GST implications involving a concessionaire:
- Taxation on the transactions involved in the concessionaires is always complicated. One needs to understand the various persons and activities involved in it. The government or its agency shall provide the land to the concessionaire for a consideration of either upfront fee or for annuity. This would be renting of immovable property supply. Then the concessionaire himself may build/construct the required infrastructure on the said land or he may sub-contract it. If the same is subcontracted, the contractor will charge GST and the same becomes inward supply to the concessionaire. Further, the concessionaire shall provide the service to the ultimate end user. This could be in the nature of renting of immovable property service, business support service, management, maintenance or repair service, sale of space for advertisement, etc. It is also possible that the concessionaire may fully outsource the commercial exploitation of the infrastructure developed to another person and may receive consideration for the same. All these types of arrangement would amount to supply and liable for payment of GST.
- Annuity amounts received by concessionaires from NHAI for construction of highways is exempt: Exemption to annuity paid by NHAI (and State authorities or State-owned development corporations for construction of roads) to concessionaires for construction of public roads vide notification no. 32/2017 dated 13.10.2017 by inserting entry 23A – “Service by way of access to a road or a bridge on payment of annuity”.

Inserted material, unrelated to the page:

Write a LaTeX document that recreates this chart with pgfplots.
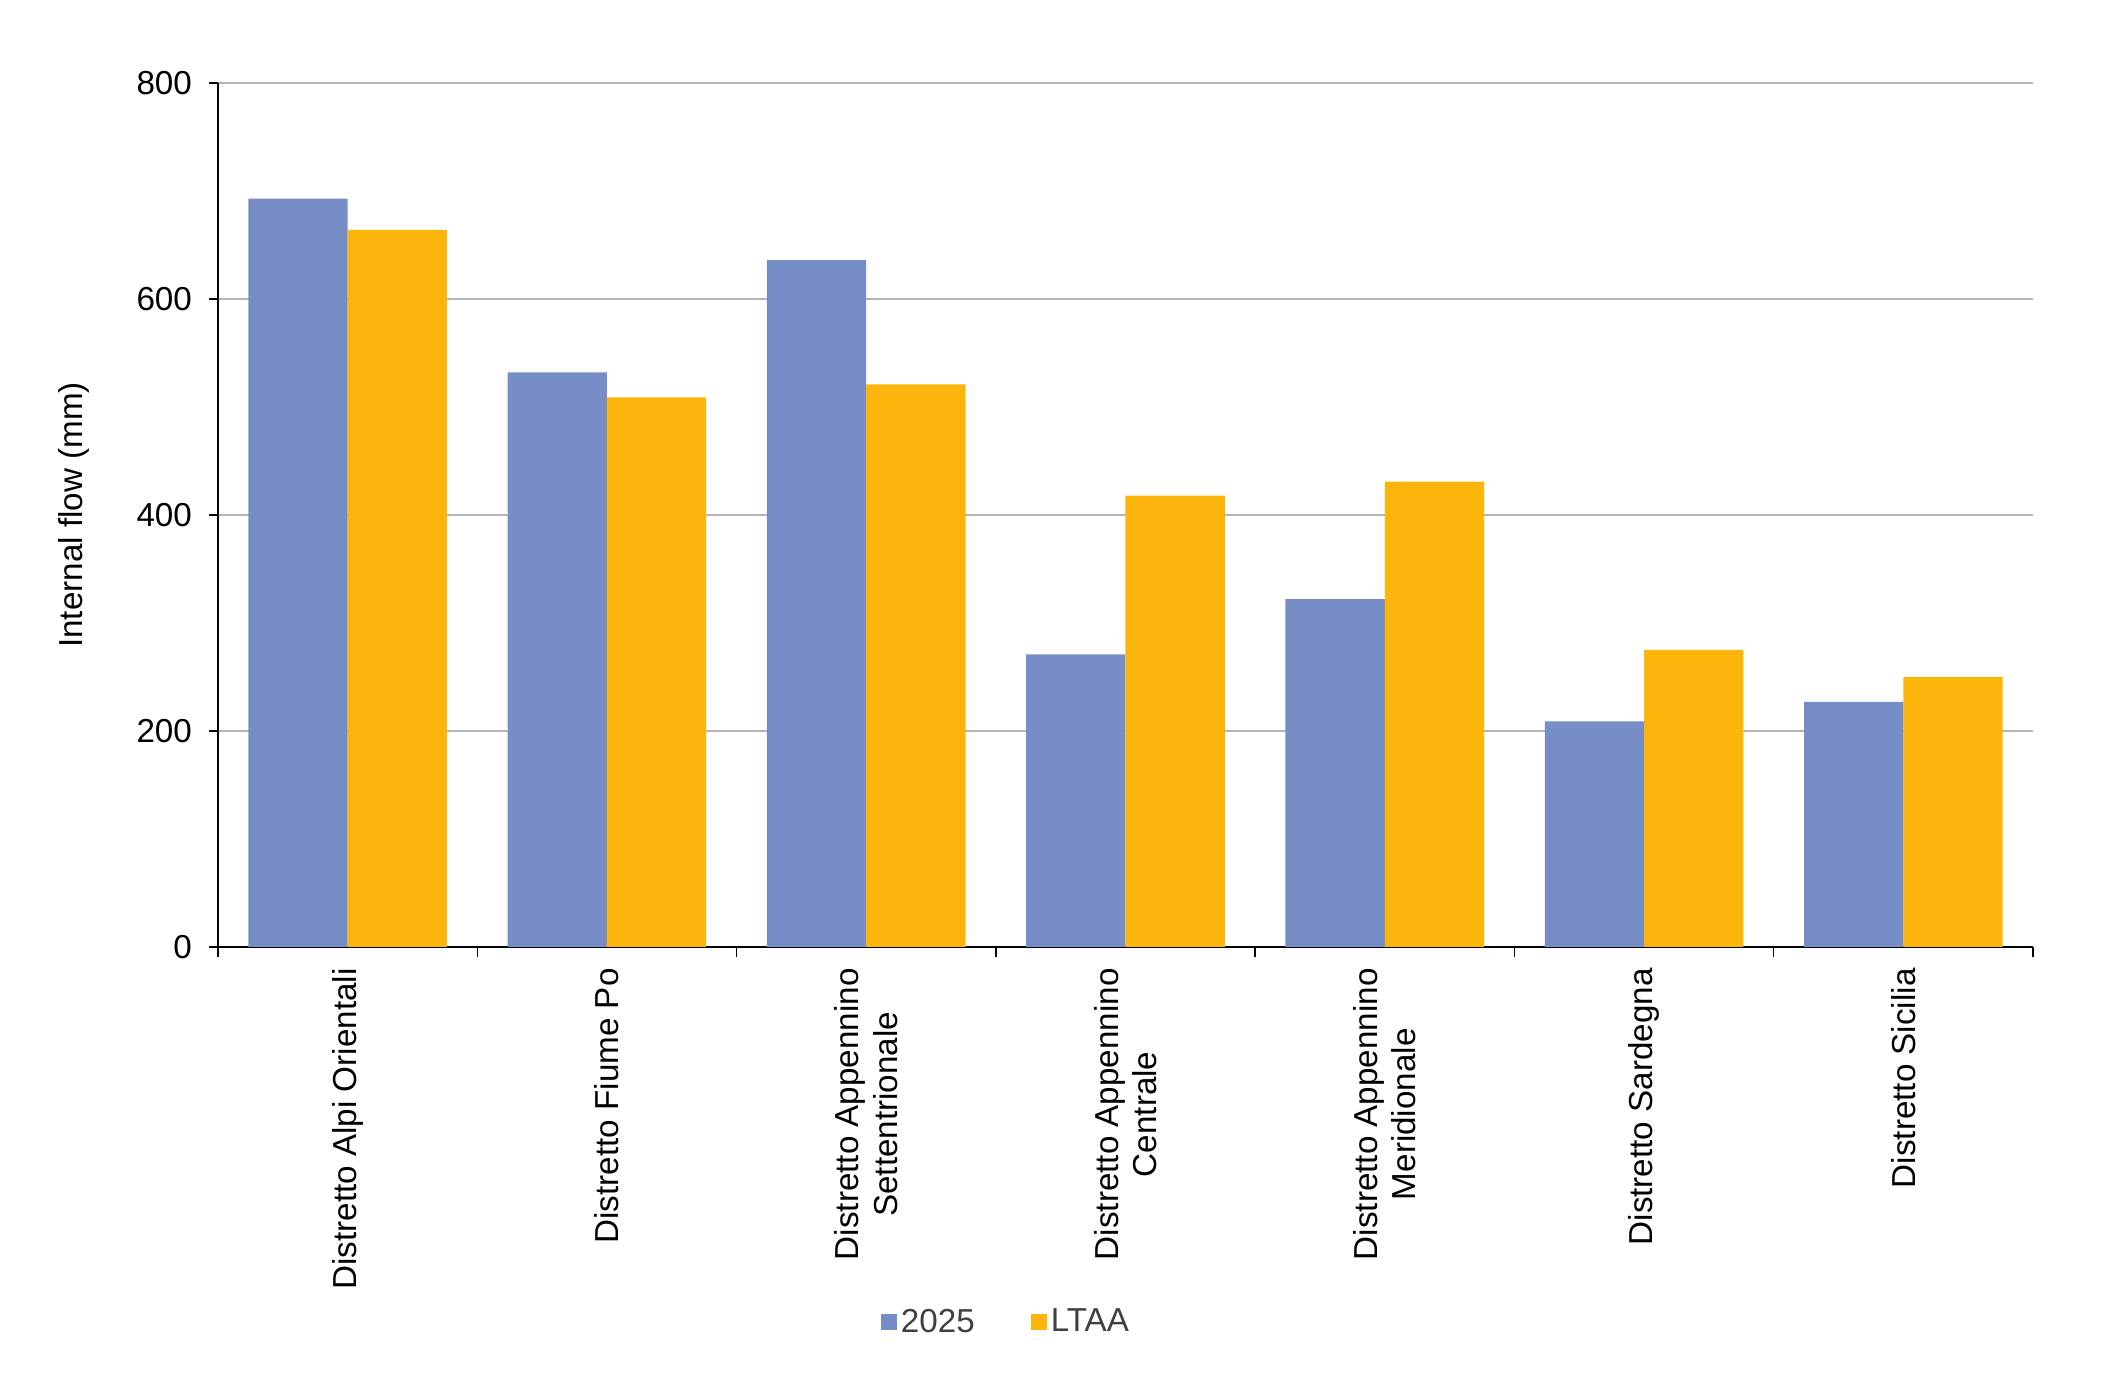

Conclusion: After understanding from above, persons who are associated in business of one another & one of the persons falling within the meaning of Sole agent & Sole distributor and Sole concessionaire are to be treated as related persons under GST. Therefore, any agreements or concession agreements entered with a Sole agent/distributor or Sole concessionaire respectively regarding “agency/commission fee” or “concession fee” (as the case may be) are subject to compliance with valuation provisions under Rule 28 of CGST Rules. Any services provided or agreed to provide without consideration are subject to GST considering as an activity under Schedule I of CGST Act,2017.